Aired December 29, 2003 - 15:09   ET

THIS IS A RUSH TRANSCRIPT. THIS COPY MAY NOT BE IN ITS FINAL FORM AND MAY BE UPDATED.


THIS IS A RUSH TRANSCRIPT. THIS COPY MAY NOT BE IN ITS FINAL FORM AND MAY BE UPDATED.


(BEGIN VIDEO CLIP)
BILL CLINTON, FORMER PRESIDENT OF THE UNITED STATES: When I was in England I experimented with marijuana a time or two, and I didn't like it and didn't inhale and never tried it again.

DONALD RUMSFELD, SECRETARY OF DEFENSE: The message is that there are no knowns. There are things we know that we know. There are known unknowns. That is to say, there are things that we now know we don't know.

(END VIDEO CLIP)

MILES O'BRIEN, ANCHOR: All right, you can say that again, Don, and Bill, and you, the vast American public, can relive those magic moments any time you like.

We're not talking about TiVo or VHS, but something far more personal, something portable, posable, dare we say huggable?

It's the brainchild of John Warnock of TalkingPresidents.com. He joins us from our -- where else but L.A.? Where else would this come from?

And we've got several of the dolls here and there.

John, first of all, good to have you with us.

JOHN WARNOCK, TALKINGPRESIDENTS.COM: Thank you. Good to be with you.

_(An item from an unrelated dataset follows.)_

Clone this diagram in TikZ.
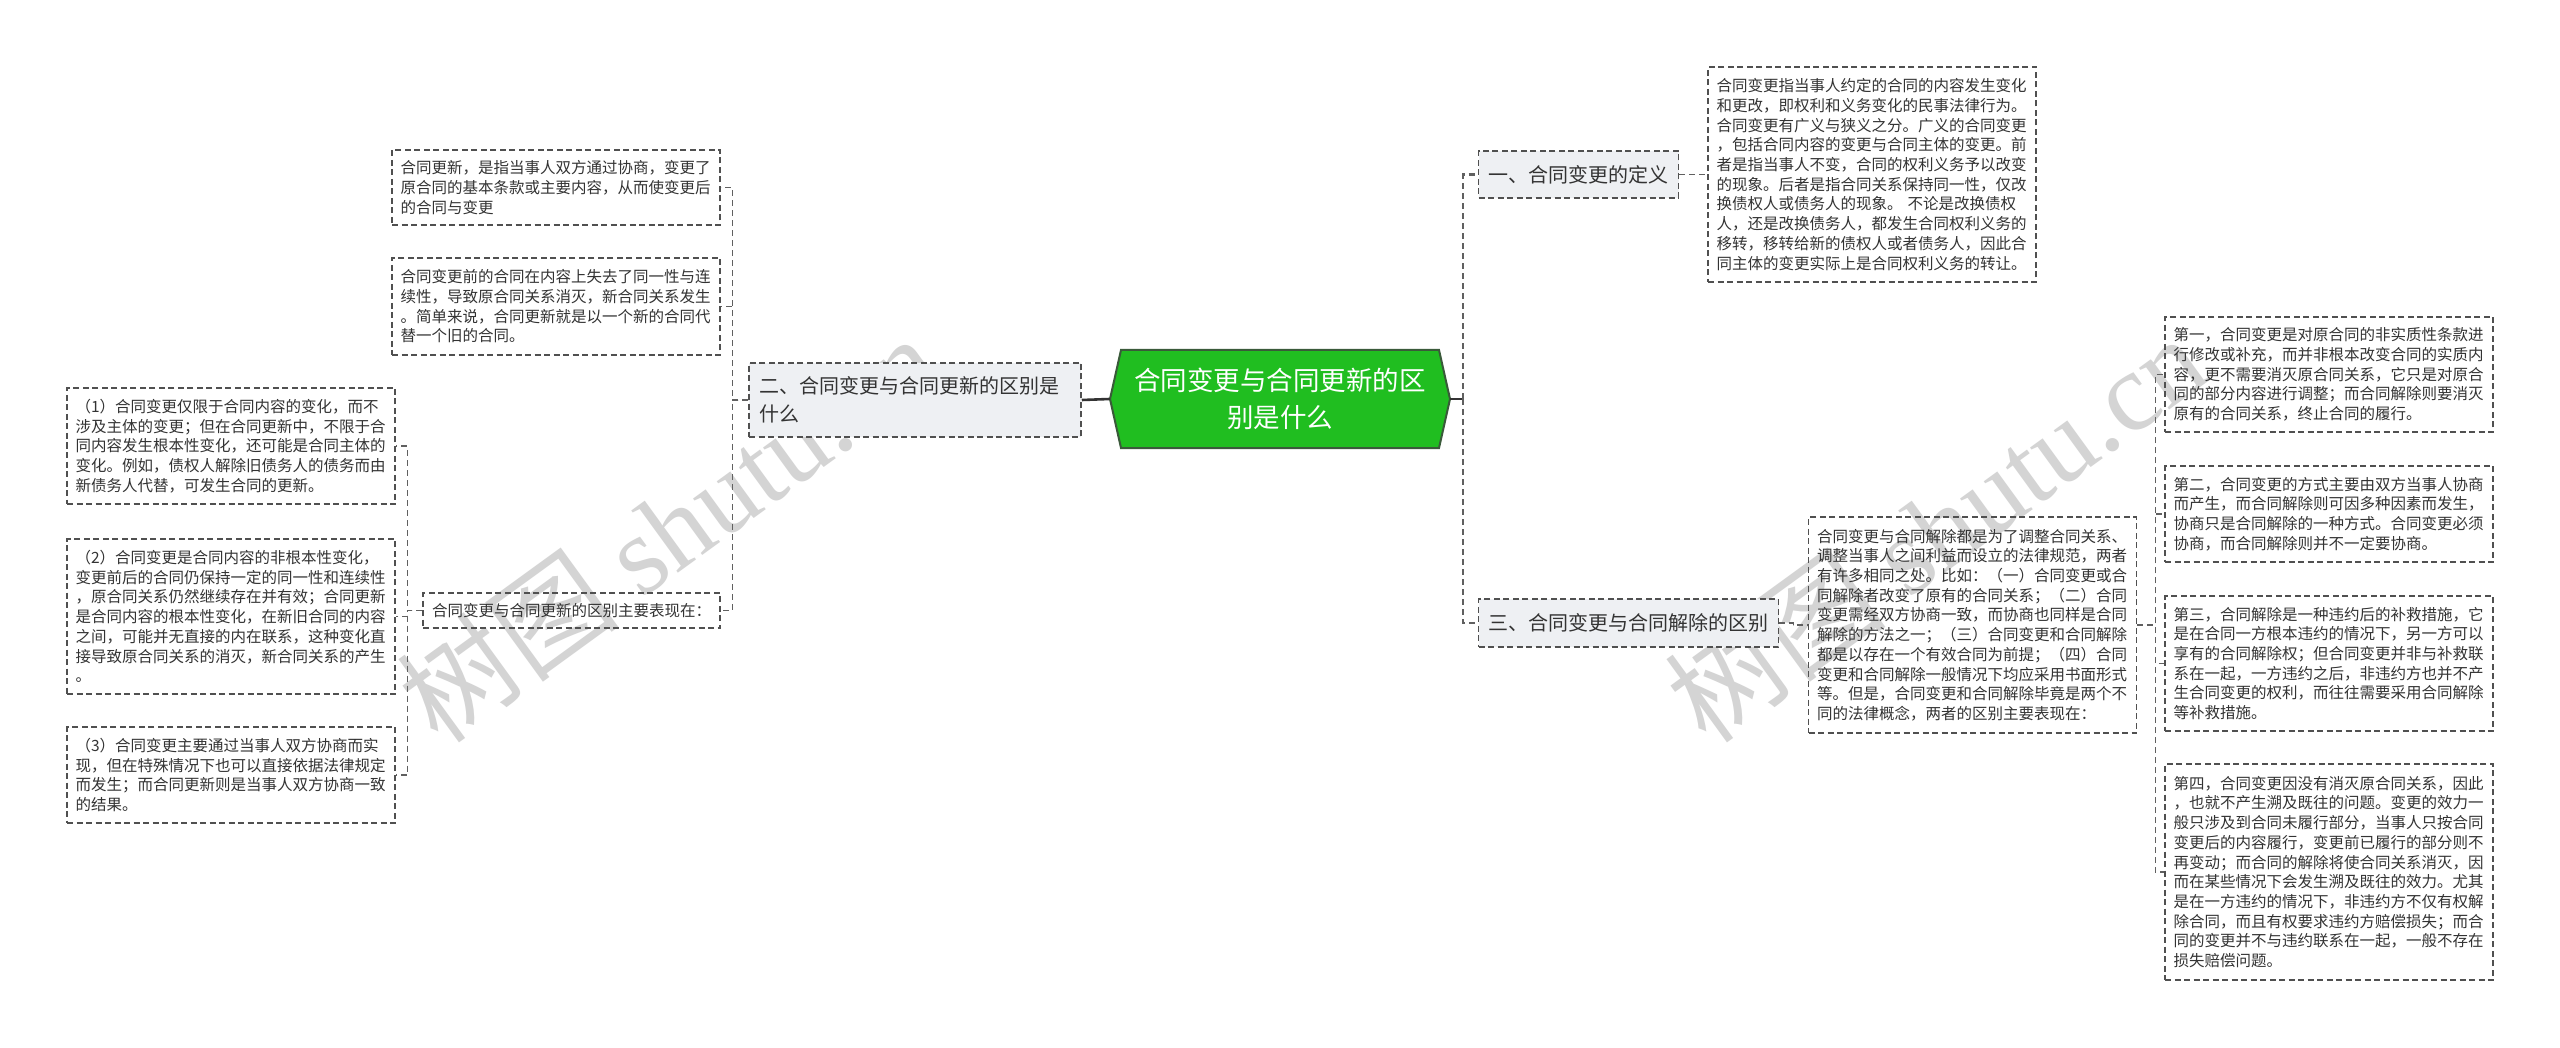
\documentclass[tikz,border=0pt]{standalone}
\usepackage{fontspec}
\setmainfont{Noto Sans CJK SC}
\newfontfamily\wmlatin{Liberation Serif}
\definecolor{boxline}{HTML}{505050}
\definecolor{linkc}{HTML}{606060}
\definecolor{branchfill}{HTML}{EEF0F3}
\definecolor{rootfill}{HTML}{20BE20}
\definecolor{rootline}{HTML}{3A5A3A}
\definecolor{txtc}{HTML}{333333}
\definecolor{wmc}{HTML}{D4D4D4}
\begin{document}
\begin{tikzpicture}[x=1pt,y=-1pt,
  leaf/.style={draw=boxline, line width=1.5pt, dash pattern=on 6pt off 3.5pt, text=txtc,
    font=\fontsize{15.5}{19.7}\selectfont, align=left, text width=311pt,
    inner xsep=8.5pt, inner ysep=0pt},
  leafline/.style={draw=boxline, line width=1.5pt, dash pattern=on 6pt off 3.5pt, text=txtc,
    font=\fontsize{15.5}{19.7}\selectfont, inner xsep=9pt, inner ysep=0pt, minimum height=35pt},
  branch/.style={draw=boxline, line width=1.5pt, dash pattern=on 6pt off 3.5pt, fill=branchfill,
    text=txtc, font=\fontsize{20}{28}\selectfont, align=left, inner xsep=10pt, inner ysep=0pt},
  link/.style={draw=linkc, line width=1.5pt, dash pattern=on 6pt off 4pt},
  toplink/.style={draw=linkc, line width=2.2pt, dash pattern=on 6pt off 4pt},
  mainlink/.style={draw=txtc, line width=2.6pt},
  wm/.style={text=wmc, font=\fontsize{112}{112}\selectfont, inner sep=0pt},
]
\useasboundingbox (0,0) rectangle (2560,1048);
\fill[white] (0,0) rectangle (2560,1048);

% watermarks
\node[wm, rotate=36] (W1) at (668,528) {树图 {\wmlatin shutu.cn}};
\node[wm, rotate=36] (W2) at (1935,528) {树图 {\wmlatin shutu.cn}};

% root
\fill[rootfill] (1121,350) -- (1439,350) -- (1450,399) -- (1439,448) -- (1121,448) -- (1110,399) -- cycle;
\draw[rootline, line width=2pt] (1121,350) -- (1439,350) -- (1450,399) -- (1439,448) -- (1121,448) -- (1110,399) -- cycle;
\node[minimum width=340pt, minimum height=98pt, inner sep=0pt, text=white,
  font=\fontsize{26.5}{37}\selectfont, align=center] (C) at (1280,399)
  {合同变更与合同更新的区\\别是什么};

% left side
\node[branch, text width=312pt, minimum height=74pt] (B2) at (915,400)
  {二、合同变更与合同更新的区别是\\什么};
\node[leaf, minimum height=75pt] (L1) at (556,187.5)
  {合同更新，是指当事人双方通过协商，变更了\\原合同的基本条款或主要内容，从而使变更后\\的合同与变更};
\node[leaf, minimum height=97pt] (L2) at (556,306.5)
  {合同变更前的合同在内容上失去了同一性与连\\续性，导致原合同关系消灭，新合同关系发生\\。简单来说，合同更新就是以一个新的合同代\\替一个旧的合同。};
\node[leafline, minimum width=297pt] (L3) at (571.5,610.5)
  {合同变更与合同更新的区别主要表现在：};
\node[leaf, minimum height=116pt] (LL1) at (231,446)
  {（1）合同变更仅限于合同内容的变化，而不\\涉及主体的变更；但在合同更新中，不限于合\\同内容发生根本性变化，还可能是合同主体的\\变化。例如，债权人解除旧债务人的债务而由\\新债务人代替，可发生合同的更新。};
\node[leaf, minimum height=155pt] (LL2) at (231,616.5)
  {（2）合同变更是合同内容的非根本性变化，\\变更前后的合同仍保持一定的同一性和连续性\\，原合同关系仍然继续存在并有效；合同更新\\是合同内容的根本性变化，在新旧合同的内容\\之间，可能并无直接的内在联系，这种变化直\\接导致原合同关系的消灭，新合同关系的产生\\。};
\node[leaf, minimum height=96pt] (LL3) at (231,775)
  {（3）合同变更主要通过当事人双方协商而实\\现，但在特殊情况下也可以直接依据法律规定\\而发生；而合同更新则是当事人双方协商一致\\的结果。};

% right side
\node[branch, minimum height=47pt] (B1) at (1578.5,174.5) {一、合同变更的定义};
\node[leaf, minimum height=215pt] (D) at (1872,174.5)
  {合同变更指当事人约定的合同的内容发生变化\\和更改，即权利和义务变化的民事法律行为。\\合同变更有广义与狭义之分。广义的合同变更\\，包括合同内容的变更与合同主体的变更。前\\者是指当事人不变，合同的权利义务予以改变\\的现象。后者是指合同关系保持同一性，仅改\\换债权人或债务人的现象。 不论是改换债权\\人，还是改换债务人，都发生合同权利义务的\\移转，移转给新的债权人或者债务人，因此合\\同主体的变更实际上是合同权利义务的转让。};
\node[branch, minimum height=48pt] (B3) at (1628.5,623) {三、合同变更与合同解除的区别};
\node[leaf, minimum height=216pt] (J) at (1972.5,625)
  {合同变更与合同解除都是为了调整合同关系、\\调整当事人之间利益而设立的法律规范，两者\\有许多相同之处。比如：（一）合同变更或合\\同解除者改变了原有的合同关系；（二）合同\\变更需经双方协商一致，而协商也同样是合同\\解除的方法之一；（三）合同变更和合同解除\\都是以存在一个有效合同为前提；（四）合同\\变更和合同解除一般情况下均应采用书面形式\\等。但是，合同变更和合同解除毕竟是两个不\\同的法律概念，两者的区别主要表现在：};
\node[leaf, minimum height=115pt] (R1) at (2329,374.5)
  {第一，合同变更是对原合同的非实质性条款进\\行修改或补充，而并非根本改变合同的实质内\\容，更不需要消灭原合同关系，它只是对原合\\同的部分内容进行调整；而合同解除则要消灭\\原有的合同关系，终止合同的履行。};
\node[leaf, minimum height=96pt] (R2) at (2329,514)
  {第二，合同变更的方式主要由双方当事人协商\\而产生，而合同解除则可因多种因素而发生，\\协商只是合同解除的一种方式。合同变更必须\\协商，而合同解除则并不一定要协商。};
\node[leaf, minimum height=135pt] (R3) at (2329,663.5)
  {第三，合同解除是一种违约后的补救措施，它\\是在合同一方根本违约的情况下，另一方可以\\享有的合同解除权；但合同变更并非与补救联\\系在一起，一方违约之后，非违约方也并不产\\生合同变更的权利，而往往需要采用合同解除\\等补救措施。};
\node[leaf, minimum height=216pt] (R4) at (2329,872)
  {第四，合同变更因没有消灭原合同关系，因此\\，也就不产生溯及既往的问题。变更的效力一\\般只涉及到合同未履行部分，当事人只按合同\\变更后的内容履行，变更前已履行的部分则不\\再变动；而合同的解除将使合同关系消灭，因\\而在某些情况下会发生溯及既往的效力。尤其\\是在一方违约的情况下，非违约方不仅有权解\\除合同，而且有权要求违约方赔偿损失；而合\\同的变更并不与违约联系在一起，一般不存在\\损失赔偿问题。};

% connectors
\draw[mainlink] (C.west) -- (B2.east);
\coordinate (RT) at (1463,399);
\draw[mainlink] (C.east) -- (RT);
\draw[toplink] (RT) |- (B1.west);
\draw[toplink] (RT) |- (B3.west);

\draw[link] (B2.west) -- ++(-16,0) |- (L1.east);
\draw[link] (B2.west) -- ++(-16,0) |- (L2.east);
\draw[link] (B2.west) -- ++(-16,0) |- (L3.east);

\draw[link] (L3.west) -- ++(-15,0) |- (LL1.east);
\draw[link] (L3.west) -- ++(-15,0) |- (LL2.east);
\draw[link] (L3.west) -- ++(-15,0) |- (LL3.east);

\draw[link] (B1.east) -- (D.west);
\draw[link] (B3.east) -- ++(14,0) |- (J.west);

\draw[link] (J.east) -- ++(18,0) |- (R1.west);
\draw[link] (J.east) -- ++(18,0) |- (R2.west);
\draw[link] (J.east) -- ++(18,0) |- (R3.west);
\draw[link] (J.east) -- ++(18,0) |- (R4.west);
\end{tikzpicture}
\end{document}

O'BRIEN: Let's -- we showed George H.W. Bush right before the break. Let's get the younger Bush and listen to him.

ROBOTIC VOICE: I come from Texas.

O'BRIEN: I come from Texas.

ROBOTIC VOICE: I was not elected to serve one party, but to serve one nation. Together, we will renew America's purpose.

O'BRIEN: OK, so you get the idea. These are actual comments, speeches that are digitized and put inside the dolls.

How did you get the inspiration, John?

WARNOCK: Well, I'm really into politics, and I like talking dolls and action figures. And it just seemed like a natural to kind of put those two together.

And you know, it's kind of cool to have a piece of memorabilia or collectible and be able to just hear some of the fun sound bytes that some of these different political characters have done.

O'BRIEN: Yes. Sound bytes like this one?

ROBOTIC VOICE: Our priorities are faith. Our priorities are family. Our priorities are our country we love dearly called America.

O'BRIEN: How did you choose them?

WARNOCK: I just went kind of through and listened to a bunch of the different, you know, sound clips. And you know, we were looking for patriotic, inspirational things, and funny quotes, a couple of, you know, slip-ups that some of the different people have done, you know, just to have a nice kind of balanced approach and kind of share what these people are, you know, all about, you know, and make a fun doll at the same time.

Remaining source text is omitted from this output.